Ditzy can bash a Sleeper's head in, but only if she's done it before. Seen it before. It's the things we've never encountered that scare her. I'm sure the next time we see someone like Psy, she won't bat an eye, but it's the first time that does this. And there's a first time for everything.

In fairness, I'm not completely okay, either. But I hold onto my stomach as I get to my feet, pulling Ditzy with me. She's white as a bleached sheet and I'm sure I'm just as ghostly. We stand together and track the sound of Psy's footsteps as they retreat into the forest once again. Already, I can see Ditzy rearranging her expression into something tougher than what she was wearing a moment ago.

True to that, she's the first to speak. "That was Psy."

I just nod.

"Ember killed him."

Maybe running through the obvious helps her externalize it, so we know neither of us is crazy. I nod again.

"Is something controlling him?"

It's the first thing that manages to displace the ghastly image that seems seared into the backs of my eyes. Ditzy's got her brave face up again. Meeting those brilliantly smart brown eyes, my first instinct is to quail and defer. Ditzy is so much smarter than I am. But quailing isn't useful when we're the only two here, and she did just throw up in the leaves a moment ago. I wonder if she thinks I'm the steadier one right now.

More than that, though, what she just said is an excellent question, as it works its way through my shaken synapses and replays enough times in my head to make sense.

"Maybe," I say. The pinch of giving Ditzy a one-word answer feels duller now than it used to. "He did come back to the house, too."

"Was he dead already?"

"I don't know." I almost wish I'd seen him, but I'm also really glad I didn't witness whatever went down in that hallway outside our door. Then I realize it doesn't matter anyway. "But nobody woke him, did they? Nobody from the Anport Rescues, that is. So he shouldn't have returned to the house anyway."

Ditzy's eyes widen as she processes the implications. It doesn't matter whether Psy was alive or dead. He was being puppeted either way.

"We should get back to the others," I say.

A part of my brain acknowledges the horror we just saw, but another part recognizes that now isn't the time to unpack it. Now is the time to return to the rest of our group and find safety, and only when those conditions are met can emotions be allowed back to the surface. Ditzy just nods. Her hand twitches against my back like she intends to let go of my sweater, but the release fails. She looks numbly at her own hand as though unable to process why it won't obey her.
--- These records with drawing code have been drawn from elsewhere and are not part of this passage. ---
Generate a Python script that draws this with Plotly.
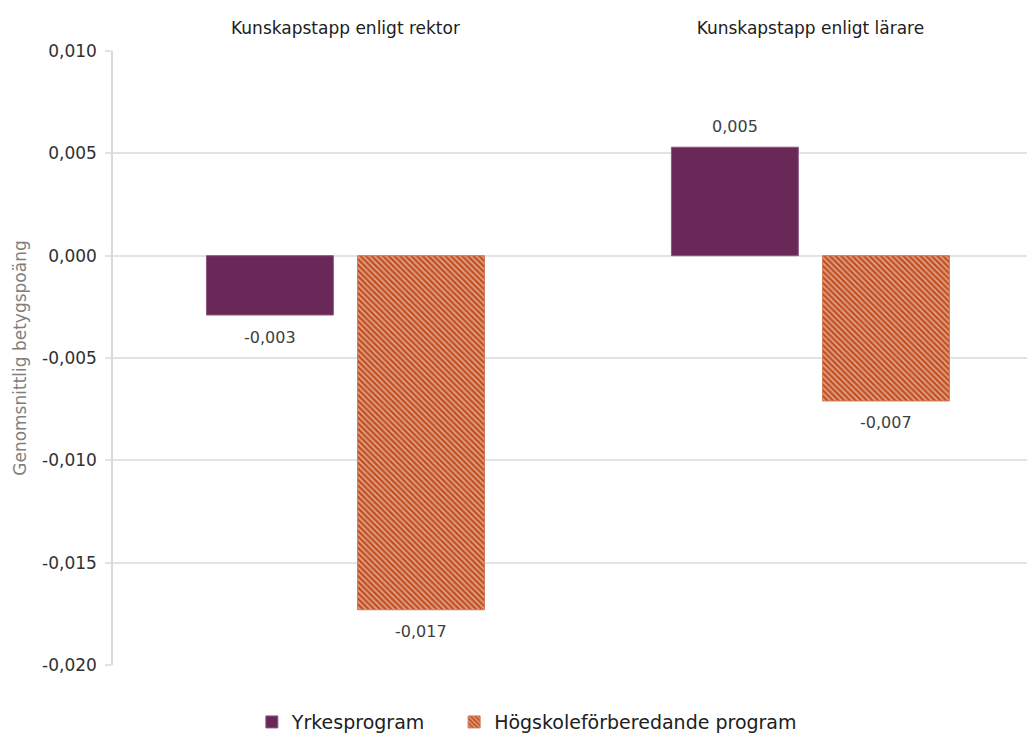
import plotly.graph_objects as go

categories = ["Kunskapstapp enligt rektor", "Kunskapstapp enligt lärare"]
yrke_values = [-0.0029, 0.0053]
hogsk_values = [-0.0173, -0.0071]
series_names = ["Yrkesprogram", "Högskoleförberedande program"]
y_tick_values = [-0.020, -0.015, -0.010, -0.005, 0.000, 0.005, 0.010]
y_tick_labels = ["-0,020", "-0,015", "-0,010", "-0,005", "0,000", "0,005", "0,010"]

FONT = "DejaVu Sans"
TXT = "#404040"
BARGAP = 0.35
BARGROUPGAP = 0.16

fig = go.Figure()
fig.add_trace(go.Bar(
    x=categories, y=yrke_values, name=series_names[0], legend="legend",
    showlegend=True,
    marker=dict(color="#6a2858", line=dict(color="#8a5a7e", width=1)),
))
fig.add_trace(go.Bar(
    x=categories, y=hogsk_values, name=series_names[1], legend="legend2",
    showlegend=True,
    marker=dict(color="#c24f20", line=dict(color="#d27a55", width=1),
                pattern=dict(shape="\\", bgcolor="#c24f20", fgcolor="#ffffff",
                             size=4, solidity=0.4, fillmode="overlay")),
))

# value labels placed on the category axis, offset to each bar of the group
offset = (1 - BARGAP) / 4
for s, vals in enumerate([yrke_values, hogsk_values]):
    dx = -offset if s == 0 else offset
    for i, v in enumerate(vals):
        fig.add_annotation(
            x=i + dx, y=v, xref="x", yref="y",
            text=f"{v:.3f}".replace(".", ","),
            showarrow=False, yanchor="middle",
            yshift=21 if v >= 0 else -22,
            font=dict(family=FONT, size=16, color=TXT),
        )

legend_style = dict(orientation="h", xanchor="left", y=-0.062, yanchor="top",
                    font=dict(family=FONT, size=19, color="#202020"),
                    itemwidth=30, bgcolor="rgba(0,0,0,0)", visible=True)

fig.update_layout(
    width=1027, height=725,
    showlegend=True,
    paper_bgcolor="white", plot_bgcolor="white",
    separators=",.",
    barmode="group", bargap=BARGAP, bargroupgap=BARGROUPGAP,
    margin=dict(l=105, r=0, t=43, b=68, autoexpand=False),
    font=dict(family=FONT, color=TXT, size=15),
    xaxis=dict(side="top", range=[-0.5, 1.483], showline=False, showgrid=False,
               ticks="", automargin=False, ticklabelstandoff=13,
               tickfont=dict(family=FONT, size=17, color="#202020")),
    yaxis=dict(range=[-0.020, 0.010], tickvals=y_tick_values, ticktext=y_tick_labels,
               automargin=False, ticklabelstandoff=5,
               showgrid=True, gridcolor="#e3e3e3", gridwidth=1.5,
               showline=True, linecolor="#d9d9d9", linewidth=1.5,
               ticks="outside", ticklen=6, tickcolor="#e3e3e3", tickwidth=1.5,
               zeroline=False,
               tickfont=dict(family=FONT, size=17, color="#303030"),
               title=dict(text="Genomsnittlig betygspoäng",
                          font=dict(family=FONT, size=17, color="#7f7f7f"),
                          standoff=11)),
    legend=dict(x=0.1506, **legend_style),
    legend2=dict(x=0.370, **legend_style),
)

fig.write_html("out.html")
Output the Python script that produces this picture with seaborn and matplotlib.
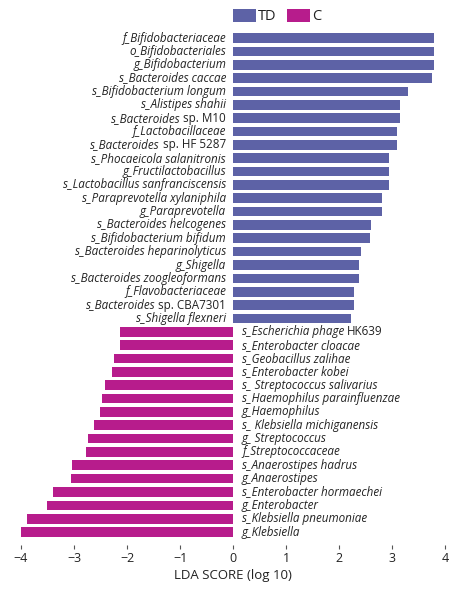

"Come on," I say. I slip an arm around her and steer us both away. We struggle back up the hill. I don't know what's on our faces when we rejoin Patrick and Calico J, but from the way Patrick's colour drains from his cheeks, I know it can't be good. I recount what happened in clinical language that would do a medical report proud.

"So the Sleepers are walking on their own now," says Calico J when I finish. It's not a question. He looks queasy.

"Sleepwalkers," says Ditzy. I look at her in disbelief, to find her smiling. She's already recovered enough to joke about this. Well, recovered enough to hold a joking mask. It's not genuine. I know that now.